■ **Work to be completed**:
Images are not part of the copy; write out the rest of the data exactly as given.

■ **Data provided**:

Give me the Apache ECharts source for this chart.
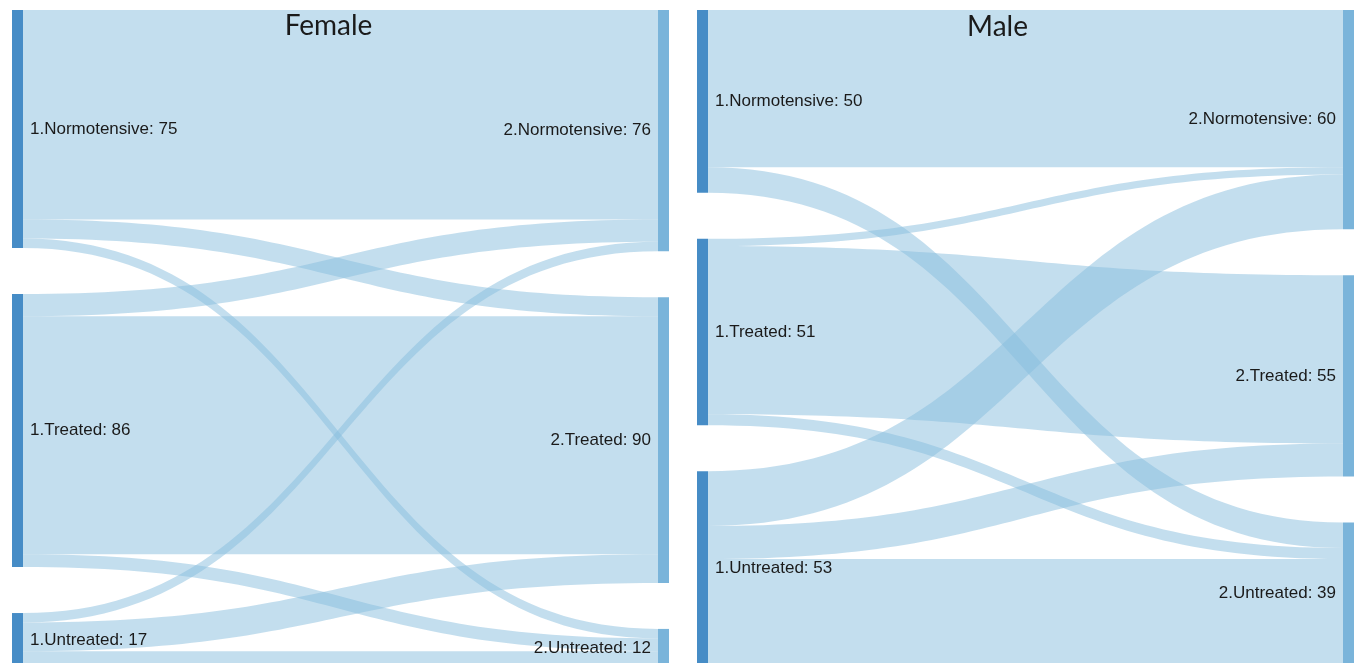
<!DOCTYPE html>
<html>
<head>
<meta charset="utf-8">
<script src="https://cdn.jsdelivr.net/npm/echarts@6/dist/echarts.min.js"></script>
<style>
html,body{margin:0;padding:0;background:#fff;}
#chart{width:1356px;height:663px;}
</style>
</head>
<body>
<div id="chart"></div>
<script>
const fromStates = ['1.Normotensive', '1.Treated', '1.Untreated'];
const toStates = ['2.Normotensive', '2.Treated', '2.Untreated'];
// rows: from state, columns: to state
const femaleFlows = [
  [66, 6, 3],
  [7, 75, 4],
  [3, 9, 5]
];
const maleFlows = [
  [43, 0, 7],
  [2, 46, 3],
  [15, 9, 29]
];
const panelTitles = ['Female', 'Male'];

const leftNodeColor = '#468cc6';
const rightNodeColor = '#7ab4da';
const linkColor = 'rgb(135,189,221)';
const labelFont = { fontFamily: 'Liberation Sans, Arial, sans-serif', fontSize: 17, color: '#1a1a1a' };

function buildSeries(flows, layout) {
  const nodes = [];
  fromStates.forEach((name, i) => {
    const total = flows[i].reduce((a, b) => a + b, 0);
    nodes.push({
      name: name, value: total, depth: 0,
      itemStyle: { color: leftNodeColor, borderWidth: 0 },
      label: Object.assign({ position: 'right', distance: 7 }, labelFont)
    });
  });
  toStates.forEach((name, j) => {
    const total = flows.reduce((a, row) => a + row[j], 0);
    nodes.push({
      name: name, value: total, depth: 1,
      itemStyle: { color: rightNodeColor, borderWidth: 0 },
      label: Object.assign({ position: 'left', distance: 7 }, labelFont)
    });
  });
  const links = [];
  flows.forEach((row, i) => {
    row.forEach((v, j) => {
      if (v > 0) links.push({ source: fromStates[i], target: toStates[j], value: v });
    });
  });
  return Object.assign({
    type: 'sankey',
    nodeWidth: 11,
    nodeGap: 46,
    layoutIterations: 0,
    draggable: false,
    emphasis: { disabled: true },
    data: nodes,
    links: links,
    label: {
      show: true,
      formatter: p => p.name + ': ' + p.value
    },
    lineStyle: { color: linkColor, opacity: 0.5, curveness: 0.5 }
  }, layout);
}

const chart = echarts.init(document.getElementById('chart'));
chart.setOption({
  backgroundColor: '#ffffff',
  animation: false,
  series: [
    buildSeries(femaleFlows, { left: 12, right: 687, top: 10, bottom: -4 }),
    buildSeries(maleFlows, { left: 697, right: 2, top: 10, bottom: -2 })
  ],
  graphic: [
    {
      type: 'text', z: 100, x: 328.5, y: 26,
      style: { text: panelTitles[0], font: '28px Lato, "Open Sans", sans-serif', fill: '#1a1a1a', align: 'center', verticalAlign: 'middle' }
    },
    {
      type: 'text', z: 100, x: 997.5, y: 27,
      style: { text: panelTitles[1], font: '28px Lato, "Open Sans", sans-serif', fill: '#1a1a1a', align: 'center', verticalAlign: 'middle' }
    }
  ]
});
</script>
</body>
</html>
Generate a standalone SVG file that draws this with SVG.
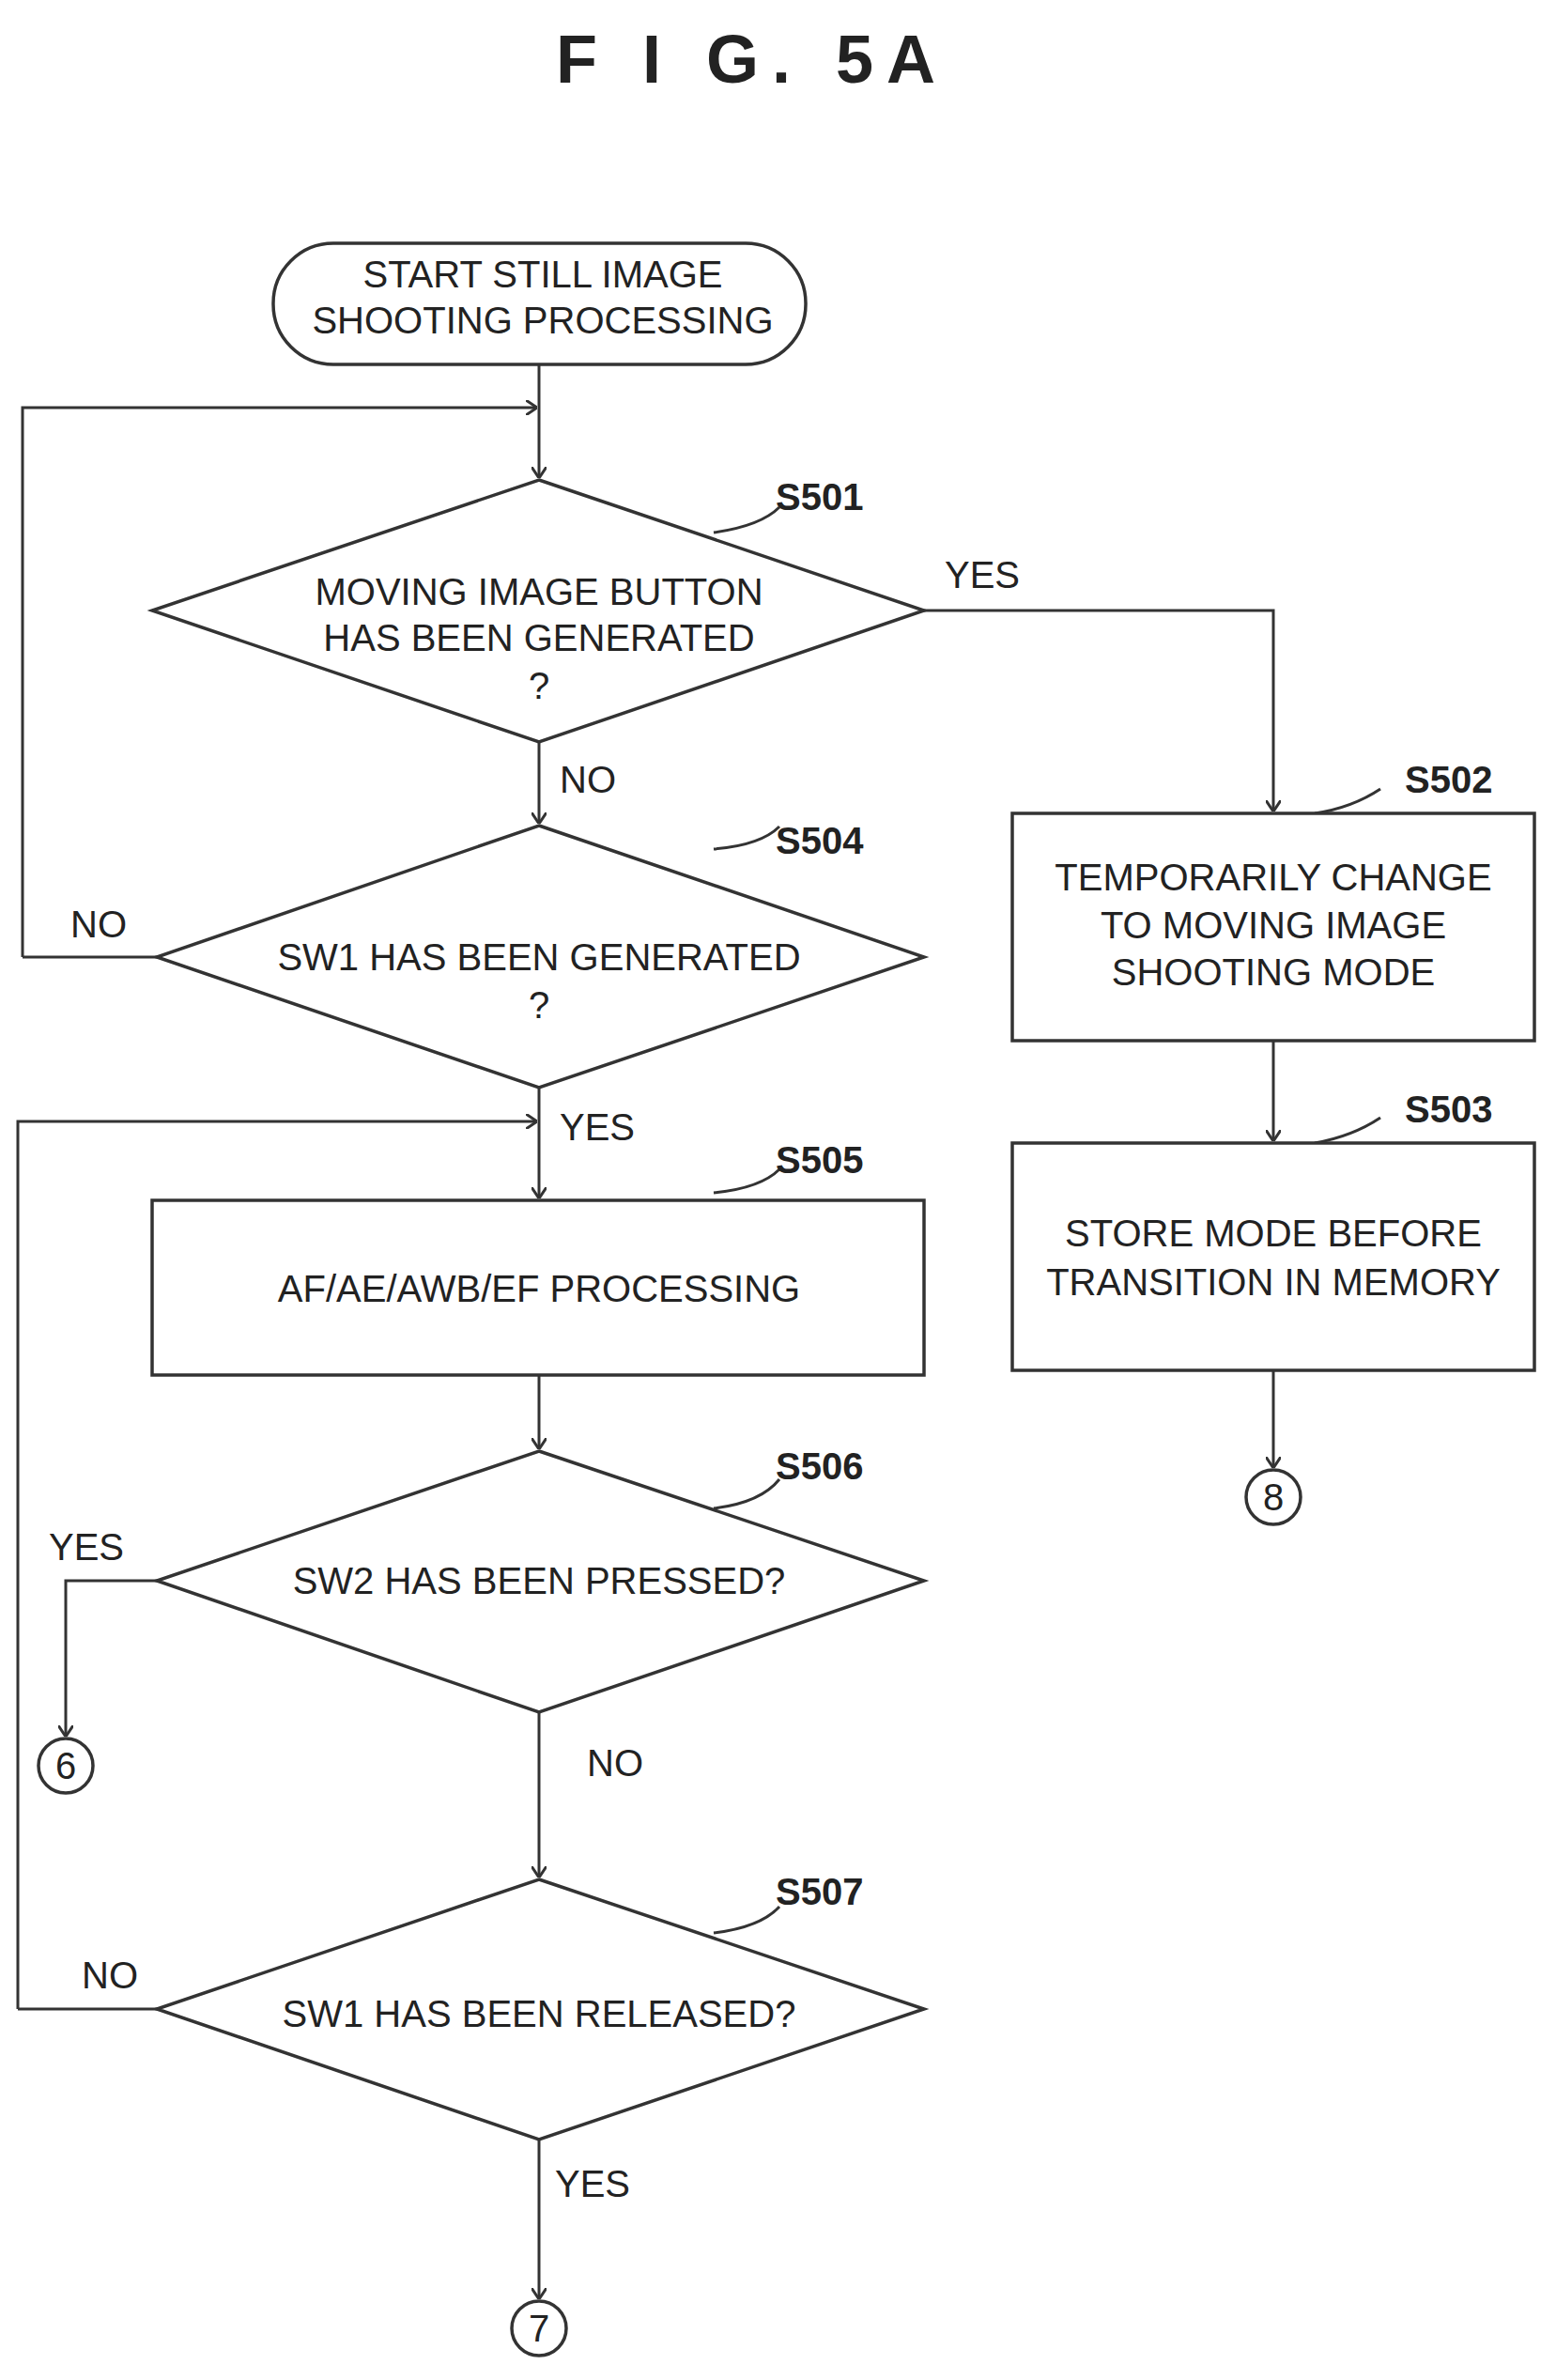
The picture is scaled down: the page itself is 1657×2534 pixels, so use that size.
<svg xmlns="http://www.w3.org/2000/svg" width="1657" height="2534" viewBox="0 0 1657 2534">
<style>
.s{fill:none;stroke:#333;stroke-width:3}
.n{fill:#fff;stroke:#333;stroke-width:3.5}
text{font-family:"Liberation Sans",Arial,sans-serif;fill:#222;font-size:40px;text-anchor:middle}
.l{font-weight:bold;font-size:40px;text-anchor:start}
.t{font-weight:bold;font-size:72px;letter-spacing:14px}
</style>
<defs><marker id="a" markerWidth="12" markerHeight="16" refX="11" refY="8" orient="auto" markerUnits="userSpaceOnUse"><path d="M0,0 L12,8 L0,16" fill="none" stroke="#333" stroke-width="3"/></marker></defs>
<rect width="1657" height="2534" fill="#fff"/>
<text class="t" x="801" y="88">F I G.  5A</text>
<g id="connectors">
<path class="s" d="M574,388 V508" marker-end="url(#a)"/>
<path class="s" d="M24,1019 H167 M24,1019 V434 H571" marker-end="url(#a)"/>
<path class="s" d="M984,650 H1356 V863" marker-end="url(#a)"/>
<path class="s" d="M1356,1108 V1214" marker-end="url(#a)"/>
<path class="s" d="M1356,1459 V1562" marker-end="url(#a)"/>
<path class="s" d="M574,790 V876" marker-end="url(#a)"/>
<path class="s" d="M574,1158 V1275" marker-end="url(#a)"/>
<path class="s" d="M19,2139 H167 M19,2139 V1194 H571" marker-end="url(#a)"/>
<path class="s" d="M574,1464 V1542" marker-end="url(#a)"/>
<path class="s" d="M167,1683 H70 V1848" marker-end="url(#a)"/>
<path class="s" d="M574,1823 V1998" marker-end="url(#a)"/>
<path class="s" d="M574,2278 V2447" marker-end="url(#a)"/>
<path class="s" d="M760,567 Q810,560 830,540 M760,904 Q810,900 830,880 M760,1606 Q810,1600 830,1575 M760,2058 Q810,2052 830,2030 M760,1270 Q810,1265 830,1245 M1400,866 Q1440,860 1470,840 M1400,1217 Q1440,1210 1470,1190"/>
</g>
<g id="start"><rect class="n" x="291" y="259" width="567" height="129" rx="64"/><text x="578" y="306">START STILL IMAGE</text><text x="578" y="355">SHOOTING PROCESSING</text></g>
<g id="S501"><path class="n" d="M574,511 L984,650 L574,790 L162,650 Z"/><text x="574" y="644">MOVING IMAGE BUTTON</text><text x="574" y="693">HAS BEEN GENERATED</text><text x="574" y="744">?</text><text class="l" x="826" y="543">S501</text><text x="1046" y="626">YES</text><text x="626" y="844">NO</text></g>
<g id="S502"><rect class="n" x="1078" y="866" width="556" height="242"/><text x="1356" y="948">TEMPORARILY CHANGE</text><text x="1356" y="999">TO MOVING IMAGE</text><text x="1356" y="1049">SHOOTING MODE</text><text class="l" x="1496" y="844">S502</text></g>
<g id="S503"><rect class="n" x="1078" y="1217" width="556" height="242"/><text x="1356" y="1327">STORE MODE BEFORE</text><text x="1356" y="1379">TRANSITION IN MEMORY</text><text class="l" x="1496" y="1195">S503</text></g>
<g id="c8"><circle class="n" cx="1356" cy="1594" r="29"/><text x="1356" y="1608">8</text></g>
<g id="S504"><path class="n" d="M574,879 L984,1019 L574,1158 L167,1019 Z"/><text x="574" y="1033">SW1 HAS BEEN GENERATED</text><text x="574" y="1084">?</text><text class="l" x="826" y="909">S504</text><text x="105" y="998">NO</text><text x="636" y="1214">YES</text></g>
<g id="S505"><rect class="n" x="162" y="1278" width="822" height="186"/><text x="574" y="1386">AF/AE/AWB/EF PROCESSING</text><text class="l" x="826" y="1249">S505</text></g>
<g id="S506"><path class="n" d="M574,1545 L984,1683 L574,1823 L167,1683 Z"/><text x="574" y="1697">SW2 HAS BEEN PRESSED?</text><text class="l" x="826" y="1575">S506</text><text x="92" y="1661">YES</text><text x="655" y="1891">NO</text></g>
<g id="c6"><circle class="n" cx="70" cy="1880" r="29"/><text x="70" y="1894">6</text></g>
<g id="S507"><path class="n" d="M574,2001 L984,2139 L574,2278 L167,2139 Z"/><text x="574" y="2158">SW1 HAS BEEN RELEASED?</text><text class="l" x="826" y="2028">S507</text><text x="117" y="2117">NO</text><text x="631" y="2339">YES</text></g>
<g id="c7"><circle class="n" cx="574" cy="2479" r="29"/><text x="574" y="2493">7</text></g>
</svg>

■ **Correct answer**:
Give me the Apache ECharts source for this chart.
<!DOCTYPE html>
<html>
<head>
<meta charset="utf-8">
<script src="https://cdn.jsdelivr.net/npm/echarts@6/dist/echarts.min.js"></script>
<style>
html,body{margin:0;padding:0;background:#fff;}
#chart{width:1356px;height:663px;}
</style>
</head>
<body>
<div id="chart"></div>
<script>
const fromStates = ['1.Normotensive', '1.Treated', '1.Untreated'];
const toStates = ['2.Normotensive', '2.Treated', '2.Untreated'];
// rows: from state, columns: to state
const femaleFlows = [
  [66, 6, 3],
  [7, 75, 4],
  [3, 9, 5]
];
const maleFlows = [
  [43, 0, 7],
  [2, 46, 3],
  [15, 9, 29]
];
const panelTitles = ['Female', 'Male'];

const leftNodeColor = '#468cc6';
const rightNodeColor = '#7ab4da';
const linkColor = 'rgb(135,189,221)';
const labelFont = { fontFamily: 'Liberation Sans, Arial, sans-serif', fontSize: 17, color: '#1a1a1a' };

function buildSeries(flows, layout) {
  const nodes = [];
  fromStates.forEach((name, i) => {
    const total = flows[i].reduce((a, b) => a + b, 0);
    nodes.push({
      name: name, value: total, depth: 0,
      itemStyle: { color: leftNodeColor, borderWidth: 0 },
      label: Object.assign({ position: 'right', distance: 7 }, labelFont)
    });
  });
  toStates.forEach((name, j) => {
    const total = flows.reduce((a, row) => a + row[j], 0);
    nodes.push({
      name: name, value: total, depth: 1,
      itemStyle: { color: rightNodeColor, borderWidth: 0 },
      label: Object.assign({ position: 'left', distance: 7 }, labelFont)
    });
  });
  const links = [];
  flows.forEach((row, i) => {
    row.forEach((v, j) => {
      if (v > 0) links.push({ source: fromStates[i], target: toStates[j], value: v });
    });
  });
  return Object.assign({
    type: 'sankey',
    nodeWidth: 11,
    nodeGap: 46,
    layoutIterations: 0,
    draggable: false,
    emphasis: { disabled: true },
    data: nodes,
    links: links,
    label: {
      show: true,
      formatter: p => p.name + ': ' + p.value
    },
    lineStyle: { color: linkColor, opacity: 0.5, curveness: 0.5 }
  }, layout);
}

const chart = echarts.init(document.getElementById('chart'));
chart.setOption({
  backgroundColor: '#ffffff',
  animation: false,
  series: [
    buildSeries(femaleFlows, { left: 12, right: 687, top: 10, bottom: -4 }),
    buildSeries(maleFlows, { left: 697, right: 2, top: 10, bottom: -2 })
  ],
  graphic: [
    {
      type: 'text', z: 100, x: 328.5, y: 26,
      style: { text: panelTitles[0], font: '28px Lato, "Open Sans", sans-serif', fill: '#1a1a1a', align: 'center', verticalAlign: 'middle' }
    },
    {
      type: 'text', z: 100, x: 997.5, y: 27,
      style: { text: panelTitles[1], font: '28px Lato, "Open Sans", sans-serif', fill: '#1a1a1a', align: 'center', verticalAlign: 'middle' }
    }
  ]
});
</script>
</body>
</html>
Generate a standalone SVG file that draws this with SVG.
The picture is scaled down: the page itself is 1657×2534 pixels, so use that size.
<svg xmlns="http://www.w3.org/2000/svg" width="1657" height="2534" viewBox="0 0 1657 2534">
<style>
.s{fill:none;stroke:#333;stroke-width:3}
.n{fill:#fff;stroke:#333;stroke-width:3.5}
text{font-family:"Liberation Sans",Arial,sans-serif;fill:#222;font-size:40px;text-anchor:middle}
.l{font-weight:bold;font-size:40px;text-anchor:start}
.t{font-weight:bold;font-size:72px;letter-spacing:14px}
</style>
<defs><marker id="a" markerWidth="12" markerHeight="16" refX="11" refY="8" orient="auto" markerUnits="userSpaceOnUse"><path d="M0,0 L12,8 L0,16" fill="none" stroke="#333" stroke-width="3"/></marker></defs>
<rect width="1657" height="2534" fill="#fff"/>
<text class="t" x="801" y="88">F I G.  5A</text>
<g id="connectors">
<path class="s" d="M574,388 V508" marker-end="url(#a)"/>
<path class="s" d="M24,1019 H167 M24,1019 V434 H571" marker-end="url(#a)"/>
<path class="s" d="M984,650 H1356 V863" marker-end="url(#a)"/>
<path class="s" d="M1356,1108 V1214" marker-end="url(#a)"/>
<path class="s" d="M1356,1459 V1562" marker-end="url(#a)"/>
<path class="s" d="M574,790 V876" marker-end="url(#a)"/>
<path class="s" d="M574,1158 V1275" marker-end="url(#a)"/>
<path class="s" d="M19,2139 H167 M19,2139 V1194 H571" marker-end="url(#a)"/>
<path class="s" d="M574,1464 V1542" marker-end="url(#a)"/>
<path class="s" d="M167,1683 H70 V1848" marker-end="url(#a)"/>
<path class="s" d="M574,1823 V1998" marker-end="url(#a)"/>
<path class="s" d="M574,2278 V2447" marker-end="url(#a)"/>
<path class="s" d="M760,567 Q810,560 830,540 M760,904 Q810,900 830,880 M760,1606 Q810,1600 830,1575 M760,2058 Q810,2052 830,2030 M760,1270 Q810,1265 830,1245 M1400,866 Q1440,860 1470,840 M1400,1217 Q1440,1210 1470,1190"/>
</g>
<g id="start"><rect class="n" x="291" y="259" width="567" height="129" rx="64"/><text x="578" y="306">START STILL IMAGE</text><text x="578" y="355">SHOOTING PROCESSING</text></g>
<g id="S501"><path class="n" d="M574,511 L984,650 L574,790 L162,650 Z"/><text x="574" y="644">MOVING IMAGE BUTTON</text><text x="574" y="693">HAS BEEN GENERATED</text><text x="574" y="744">?</text><text class="l" x="826" y="543">S501</text><text x="1046" y="626">YES</text><text x="626" y="844">NO</text></g>
<g id="S502"><rect class="n" x="1078" y="866" width="556" height="242"/><text x="1356" y="948">TEMPORARILY CHANGE</text><text x="1356" y="999">TO MOVING IMAGE</text><text x="1356" y="1049">SHOOTING MODE</text><text class="l" x="1496" y="844">S502</text></g>
<g id="S503"><rect class="n" x="1078" y="1217" width="556" height="242"/><text x="1356" y="1327">STORE MODE BEFORE</text><text x="1356" y="1379">TRANSITION IN MEMORY</text><text class="l" x="1496" y="1195">S503</text></g>
<g id="c8"><circle class="n" cx="1356" cy="1594" r="29"/><text x="1356" y="1608">8</text></g>
<g id="S504"><path class="n" d="M574,879 L984,1019 L574,1158 L167,1019 Z"/><text x="574" y="1033">SW1 HAS BEEN GENERATED</text><text x="574" y="1084">?</text><text class="l" x="826" y="909">S504</text><text x="105" y="998">NO</text><text x="636" y="1214">YES</text></g>
<g id="S505"><rect class="n" x="162" y="1278" width="822" height="186"/><text x="574" y="1386">AF/AE/AWB/EF PROCESSING</text><text class="l" x="826" y="1249">S505</text></g>
<g id="S506"><path class="n" d="M574,1545 L984,1683 L574,1823 L167,1683 Z"/><text x="574" y="1697">SW2 HAS BEEN PRESSED?</text><text class="l" x="826" y="1575">S506</text><text x="92" y="1661">YES</text><text x="655" y="1891">NO</text></g>
<g id="c6"><circle class="n" cx="70" cy="1880" r="29"/><text x="70" y="1894">6</text></g>
<g id="S507"><path class="n" d="M574,2001 L984,2139 L574,2278 L167,2139 Z"/><text x="574" y="2158">SW1 HAS BEEN RELEASED?</text><text class="l" x="826" y="2028">S507</text><text x="117" y="2117">NO</text><text x="631" y="2339">YES</text></g>
<g id="c7"><circle class="n" cx="574" cy="2479" r="29"/><text x="574" y="2493">7</text></g>
</svg>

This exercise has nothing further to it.